> _SHORT PROBLEM_
All of the material should be reproduced exactly, with pictures left out.

> _GIVEN MATERIAL_
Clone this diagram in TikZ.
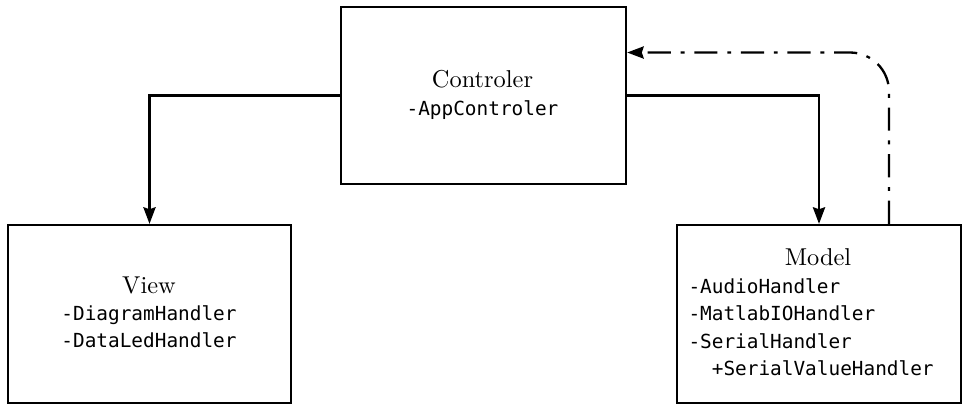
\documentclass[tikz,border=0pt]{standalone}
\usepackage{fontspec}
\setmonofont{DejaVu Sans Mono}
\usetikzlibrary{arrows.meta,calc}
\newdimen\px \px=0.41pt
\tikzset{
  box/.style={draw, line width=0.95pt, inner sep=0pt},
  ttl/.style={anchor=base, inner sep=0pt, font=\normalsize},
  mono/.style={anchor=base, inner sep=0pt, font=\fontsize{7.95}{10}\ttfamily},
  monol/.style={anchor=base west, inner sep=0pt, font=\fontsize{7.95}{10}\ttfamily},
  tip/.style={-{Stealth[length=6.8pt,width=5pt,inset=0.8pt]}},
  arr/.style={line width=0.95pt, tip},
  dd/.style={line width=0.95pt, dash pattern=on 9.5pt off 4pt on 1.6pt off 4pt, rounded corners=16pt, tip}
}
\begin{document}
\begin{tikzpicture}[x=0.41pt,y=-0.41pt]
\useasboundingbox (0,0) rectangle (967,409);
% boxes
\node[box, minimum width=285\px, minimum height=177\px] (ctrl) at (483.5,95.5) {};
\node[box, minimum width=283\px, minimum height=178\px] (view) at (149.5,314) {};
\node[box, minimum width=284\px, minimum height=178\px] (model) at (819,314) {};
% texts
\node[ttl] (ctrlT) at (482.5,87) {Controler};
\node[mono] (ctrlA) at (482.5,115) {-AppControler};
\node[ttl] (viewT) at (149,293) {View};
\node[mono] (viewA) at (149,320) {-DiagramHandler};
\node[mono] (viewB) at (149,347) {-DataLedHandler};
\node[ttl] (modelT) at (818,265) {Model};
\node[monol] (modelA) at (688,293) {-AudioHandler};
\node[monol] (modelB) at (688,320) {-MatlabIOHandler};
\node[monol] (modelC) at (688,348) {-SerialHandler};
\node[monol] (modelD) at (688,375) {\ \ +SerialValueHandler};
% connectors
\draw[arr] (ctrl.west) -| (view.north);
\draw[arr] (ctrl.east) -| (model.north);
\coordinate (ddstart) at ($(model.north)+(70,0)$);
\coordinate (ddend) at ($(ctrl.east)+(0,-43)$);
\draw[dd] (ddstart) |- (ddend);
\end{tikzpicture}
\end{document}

> _PROBLEM SOLUTION_
Clone this diagram in TikZ.
\documentclass[tikz,border=0pt]{standalone}
\usepackage{fontspec}
\setmonofont{DejaVu Sans Mono}
\usetikzlibrary{arrows.meta,calc}
\newdimen\px \px=0.41pt
\tikzset{
  box/.style={draw, line width=0.95pt, inner sep=0pt},
  ttl/.style={anchor=base, inner sep=0pt, font=\normalsize},
  mono/.style={anchor=base, inner sep=0pt, font=\fontsize{7.95}{10}\ttfamily},
  monol/.style={anchor=base west, inner sep=0pt, font=\fontsize{7.95}{10}\ttfamily},
  tip/.style={-{Stealth[length=6.8pt,width=5pt,inset=0.8pt]}},
  arr/.style={line width=0.95pt, tip},
  dd/.style={line width=0.95pt, dash pattern=on 9.5pt off 4pt on 1.6pt off 4pt, rounded corners=16pt, tip}
}
\begin{document}
\begin{tikzpicture}[x=0.41pt,y=-0.41pt]
\useasboundingbox (0,0) rectangle (967,409);
% boxes
\node[box, minimum width=285\px, minimum height=177\px] (ctrl) at (483.5,95.5) {};
\node[box, minimum width=283\px, minimum height=178\px] (view) at (149.5,314) {};
\node[box, minimum width=284\px, minimum height=178\px] (model) at (819,314) {};
% texts
\node[ttl] (ctrlT) at (482.5,87) {Controler};
\node[mono] (ctrlA) at (482.5,115) {-AppControler};
\node[ttl] (viewT) at (149,293) {View};
\node[mono] (viewA) at (149,320) {-DiagramHandler};
\node[mono] (viewB) at (149,347) {-DataLedHandler};
\node[ttl] (modelT) at (818,265) {Model};
\node[monol] (modelA) at (688,293) {-AudioHandler};
\node[monol] (modelB) at (688,320) {-MatlabIOHandler};
\node[monol] (modelC) at (688,348) {-SerialHandler};
\node[monol] (modelD) at (688,375) {\ \ +SerialValueHandler};
% connectors
\draw[arr] (ctrl.west) -| (view.north);
\draw[arr] (ctrl.east) -| (model.north);
\coordinate (ddstart) at ($(model.north)+(70,0)$);
\coordinate (ddend) at ($(ctrl.east)+(0,-43)$);
\draw[dd] (ddstart) |- (ddend);
\end{tikzpicture}
\end{document}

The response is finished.